In essence, pandas.DataFrame is the blueprint or recipe for creating DataFrames in pandas. It defines the structure and functionality of these data objects. When you use pd.DataFrame(), you're invoking this blueprint to construct a DataFrame tailored to your specific data.

import pandas as pd

# Create a DataFrame from a list of dictionaries
data = [{'Name': 'Alice', 'Age': 30, 'City': 'New York'},
        {'Name': 'Bob', 'Age': 25, 'City': 'London'}]
df = pd.DataFrame(data)

print(df)


Creating a DataFrame from a list of lists

import pandas as pd

data = [['Alice', 30, 'New York'], ['Bob', 25, 'London']]
df = pd.DataFrame(data, columns=['Name', 'Age', 'City'])

print(df)

Creating a DataFrame from a dictionary

import pandas as pd

data = {'Name': ['Alice', 'Bob'], 'Age': [30, 25], 'City': ['New York', 'London']}
df = pd.DataFrame(data)

print(df)

Accessing data by label

import pandas as pd

data = [['Alice', 30, 'New York'], ['Bob', 25, 'London']]
df = pd.DataFrame(data, columns=['Name', 'Age', 'City'])

# Access a specific cell
name = df.loc[0, 'Name']  # Access first row, 'Name' column
age = df['Age'][1]  # Access second row, 'Age' column

print(f"Name: {name}, Age: {age}")

Selecting rows and columns

import pandas as pd

data = [['Alice', 30, 'New York'], ['Bob', 25, 'London'], ['Charlie', 40, 'Paris']]
df = pd.DataFrame(data, columns=['Name', 'Age', 'City'])

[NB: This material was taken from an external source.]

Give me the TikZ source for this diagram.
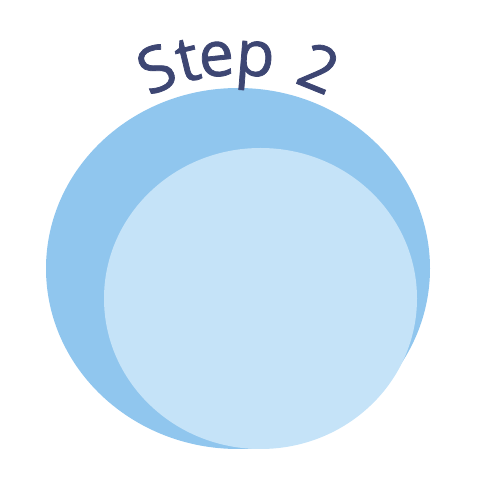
\documentclass[tikz,border=0pt]{standalone}
\usepackage{fontspec}
\setmainfont{Open Sans}
\newfontfamily\stepfont[FakeBold=1.2]{Open Sans}
\usetikzlibrary{calc}
\definecolor{outerc}{HTML}{90C6EE}
\definecolor{innerc}{HTML}{C5E3F8}
\definecolor{stepc}{HTML}{3D4673}
\begin{document}
\begin{tikzpicture}[x=1pt,y=1pt,
  glyph/.style={anchor=base, inner sep=0pt, text=stepc, font=\stepfont\fontsize{63}{70}\selectfont, rotate=#1-90}]
\useasboundingbox (0,0) rectangle (496,501);
\fill[outerc] (238,232.5) ellipse[x radius=192, y radius=180.5];
\fill[innerc] (260.5,202.5) ellipse[x radius=156.5, y radius=150.5];
\coordinate (c) at (238,233);
\node[glyph=112.3] (l1) at ($(c)+(112.3:193)$) {S};
\node[glyph=103.6] (l2) at ($(c)+(103.6:193)$) {t};
\node[glyph=95.9] (l3) at ($(c)+(95.9:193)$) {e};
\node[glyph=85.3] (l4) at ($(c)+(85.3:193)$) {p};
\node[glyph=68.0] (l5) at ($(c)+(68.0:193)$) {2};
\end{tikzpicture}
\end{document}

# Select all rows and 'Age' and 'City' columns
filtered_df = df[['Age', 'City']]

# Select rows where Age is greater than 30
filtered_df = df[df['Age'] > 30]

print(filtered_df)
import pandas as pd

data = [['Alice', 30, 'New York'], ['Bob', 25, 'London']]
df = pd.DataFrame(data, columns=['Name', 'Age', 'City'])

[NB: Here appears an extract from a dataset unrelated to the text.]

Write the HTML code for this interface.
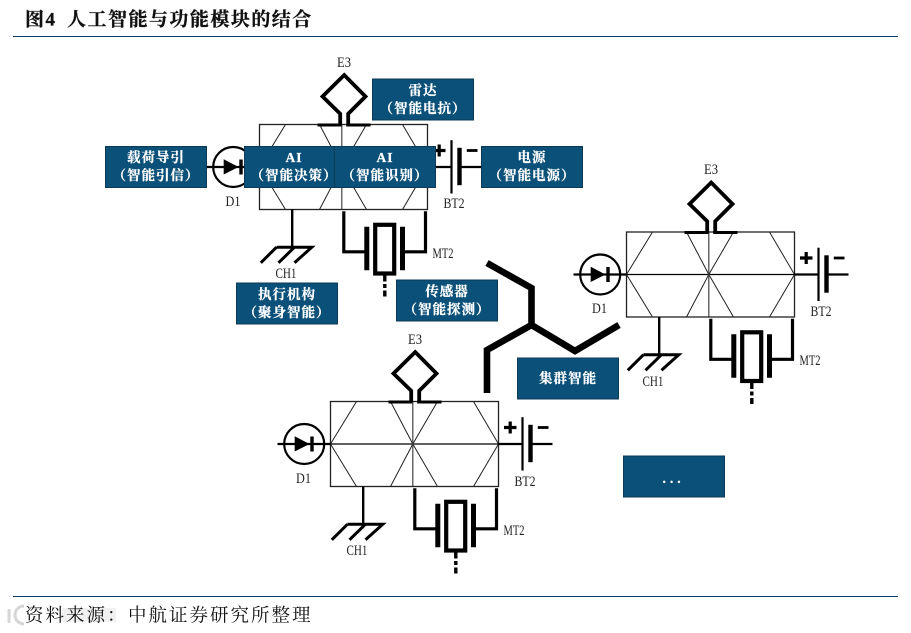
<!DOCTYPE html>
<html><head><meta charset="utf-8">
<style>
html,body{margin:0;padding:0;background:#fff;width:911px;height:633px;overflow:hidden}
svg{display:block}
.lab{font-family:"Liberation Serif",serif;font-size:14.5px;fill:#222;text-anchor:middle}
.bx{fill:#0b5079;stroke:#0d3a55;stroke-width:1}
.bt{font-family:"Liberation Serif","Noto Serif CJK SC",serif;font-weight:700;font-size:13.5px;letter-spacing:1px;fill:#fff;text-anchor:middle;stroke:#fff;stroke-width:.25px}
.hd{font-family:"Liberation Serif","Noto Serif CJK SC",serif;fill:#111}
</style></head><body>
<svg width="911" height="633" viewBox="0 0 911 633" xmlns="http://www.w3.org/2000/svg">
<defs>
<g id="m" fill="none" stroke="#000">
  <g stroke-width="1" stroke="#222">
    <path d="M0 42.5L26 0M0 42.5L26 85M82.3 42.5L60 0M82.3 42.5L60 85M82.3 42.5L107 0M82.3 42.5L107 85M168 42.5L143 0M168 42.5L143 85"/>
    <path d="M0 42.5H168" stroke="#000" stroke-width="1.2"/>
    <path d="M82.3 0V85" stroke="#444" stroke-width="1.2"/>
    <rect x="0" y="0" width="168" height="85" stroke="#222" stroke-width="1.3"/>
  </g>
  <path d="M80.7 0V-10.7L63 -28L84.7 -49.5L106 -28L88.7 -10.7V0" stroke-width="3.8"/>
  <path d="M58 0.5H82M86.7 0.5H111" stroke-width="3"/>
  <path d="M-53 42.5H0" stroke-width="2.2"/>
  <circle cx="-26.3" cy="42.5" r="20" stroke-width="2.2"/>
  <path d="M-35.8 34.7V50L-21 42.5Z" fill="#000" stroke="none"/>
  <path d="M-18.5 35V50" stroke-width="3.4"/>
  <path d="M32.7 85V122.7" stroke-width="2.4"/>
  <path d="M17 122.7H52.3L35 138.3M35 122.7L19 138.3M17 122.7L1.3 138.3" stroke-width="3"/>
  <path d="M84.3 86.7V127.3H105M166 86.7V127.3H145.3" stroke-width="3.2"/>
  <path d="M107.3 102.3V145.7M143 102.3V145.7" stroke-width="5"/>
  <rect x="115.7" y="100.3" width="19" height="48.7" stroke-width="4.2"/>
  <path d="M125.3 151V172" stroke-width="3.4" stroke-dasharray="6 2.5 4 2.5"/>
  <path d="M168 42.5H192M201 42.5H222" stroke-width="2.2"/>
  <path d="M192 15.7V69" stroke-width="2.2"/>
  <path d="M200 23.3V60.7" stroke-width="4.4"/>
  <path d="M173.5 26H186M179.7 20V32" stroke-width="3.2"/>
  <path d="M207.3 26H218" stroke-width="2.8"/>
</g>
</defs>

<text class="hd" x="25" y="25.5" font-size="19" font-weight="700" letter-spacing="1.5" stroke="#111" stroke-width=".3">图4</text>
<text class="hd" x="67" y="25.5" font-size="19" font-weight="700" letter-spacing="1.48" stroke="#111" stroke-width=".3">人工智能与功能模块的结合</text>
<rect x="13" y="36" width="885" height="1" fill="#0b3c64"/>

<use href="#m" x="259.5" y="124.5"/>
<use href="#m" x="626.5" y="232"/>
<use href="#m" x="330.5" y="401.5"/>

<g>
<text class="lab" x="344" y="67" textLength="14" lengthAdjust="spacingAndGlyphs">E3</text>
<text class="lab" x="233" y="206" textLength="15" lengthAdjust="spacingAndGlyphs">D1</text>
<text class="lab" x="286" y="278" textLength="21" lengthAdjust="spacingAndGlyphs">CH1</text>
<text class="lab" x="443" y="258" textLength="21" lengthAdjust="spacingAndGlyphs">MT2</text>
<text class="lab" x="454" y="208" textLength="21" lengthAdjust="spacingAndGlyphs">BT2</text>

<text class="lab" x="711" y="174" textLength="14" lengthAdjust="spacingAndGlyphs">E3</text>
<text class="lab" x="599.5" y="313" textLength="15" lengthAdjust="spacingAndGlyphs">D1</text>
<text class="lab" x="653" y="386" textLength="21" lengthAdjust="spacingAndGlyphs">CH1</text>
<text class="lab" x="810" y="365" textLength="21" lengthAdjust="spacingAndGlyphs">MT2</text>
<text class="lab" x="821" y="316" textLength="21" lengthAdjust="spacingAndGlyphs">BT2</text>

<text class="lab" x="415" y="344" textLength="14" lengthAdjust="spacingAndGlyphs">E3</text>
<text class="lab" x="303.5" y="483" textLength="15" lengthAdjust="spacingAndGlyphs">D1</text>
<text class="lab" x="357" y="555" textLength="21" lengthAdjust="spacingAndGlyphs">CH1</text>
<text class="lab" x="514" y="535" textLength="21" lengthAdjust="spacingAndGlyphs">MT2</text>
<text class="lab" x="525" y="486" textLength="21" lengthAdjust="spacingAndGlyphs">BT2</text>
</g>

<path d="M487 263L531.5 288V325L575 351L619 325M531.5 325L487 350V393" fill="none" stroke="#000" stroke-width="6.6"/>

<rect class="bx" x="105.5" y="146.5" width="101" height="41"/>
<rect class="bx" x="244.5" y="146.5" width="90" height="41"/>
<rect class="bx" x="334.5" y="146.5" width="101" height="41"/>
<rect class="bx" x="372.5" y="79" width="101" height="41"/>
<rect class="bx" x="481.5" y="146.5" width="101" height="41"/>
<rect class="bx" x="236.5" y="283" width="101" height="41"/>
<rect class="bx" x="396.5" y="280" width="101" height="41"/>
<rect class="bx" x="517.5" y="358" width="101" height="41"/>
<rect class="bx" x="623.5" y="456" width="101" height="41"/>

<text class="bt" x="156" y="162">载荷导引</text>
<text class="bt" x="156" y="180">（智能引信）</text>
<text class="bt" x="294" y="162">AI</text>
<text class="bt" x="294" y="180">（智能决策）</text>
<text class="bt" x="385" y="162">AI</text>
<text class="bt" x="385" y="180">（智能识别）</text>
<text class="bt" x="423" y="95">雷达</text>
<text class="bt" x="423" y="113">（智能电抗）</text>
<text class="bt" x="532" y="162">电源</text>
<text class="bt" x="532" y="180">（智能电源）</text>
<text class="bt" x="287" y="299">执行机构</text>
<text class="bt" x="287" y="317">（聚身智能）</text>
<text class="bt" x="447" y="296">传感器</text>
<text class="bt" x="447" y="314">（智能探测）</text>
<text class="bt" x="568" y="383">集群智能</text>
<text class="bt" x="673.5" y="483" style="letter-spacing:4px">...</text>

<rect x="13" y="596" width="885" height="1" fill="#0b3c64"/>
<g fill="none" stroke="#ccc" stroke-width="3" opacity=".8">
  <path d="M9 609V623"/>
  <path d="M24 606A9 9 0 1 0 24 624"/>
  <rect x="62" y="608" width="54" height="14" fill="#eee" stroke="none"/>
</g>
<text class="hd" x="25" y="621.5" font-size="18.5" letter-spacing="2">资料来源：</text>
<text class="hd" x="128" y="621.5" font-size="18.5" letter-spacing="2">中航证券研究所整理</text>
</svg>
</body></html>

# Add a new column 'Occupation' with default values
df['Occupation'] = 'Unemployed'

# Modify a specific value in the new column
df.loc[0, 'Occupation'] = 'Software Engineer'

print(df)


For Large Datasets

  • Vaex
    Designed for out-of-core data analysis, Vaex excels at handling massive datasets. It utilizes lazy evaluation, performing operations only when necessary, which improves efficiency. However, it can be slightly slower than pandas for smaller datasets.
  • Dask
    This library allows you to work with DataFrames that are too large to fit in memory by splitting them across multiple cores or machines. It offers a pandas-like API, making the transition smooth.

For Performance

  • Modin
    Designed to scale pandas on distributed systems (like clusters or clouds), Modin can significantly improve the performance of pandas operations on large datasets. It's a good option if you already have pandas code and want a performance boost.
  • Polars
    Built on Rust, Polars offers impressive speed for data manipulation. It leverages Arrow memory format for efficient data storage and retrieval. While its API is similar to pandas, there might be slight differences.
  • SQLAlchemy
    This library isn't a direct DataFrame alternative, but it acts as an object-relational mapper (ORM) that lets you interact with relational databases using Python code. This can be useful if your data resides in a database and you want to perform analysis directly there.
  • PySpark
    If you're working with big data in Apache Spark, PySpark provides DataFrames for distributed data processing. It shines when dealing with terabytes or petabytes of data. However, it requires a Spark environment setup.
  • If your data is in a database, explore using SQLAlchemy for data interaction.
  • For big data processing in Spark, PySpark DataFrames are the way to go.
  • For speed-critical tasks, Polars and Modin are strong contenders.
  • If you're dealing with massive datasets that don't fit in memory, consider Dask or Vaex.
  • For smaller datasets and general-purpose data manipulation, pandas.DataFrame remains a great choice.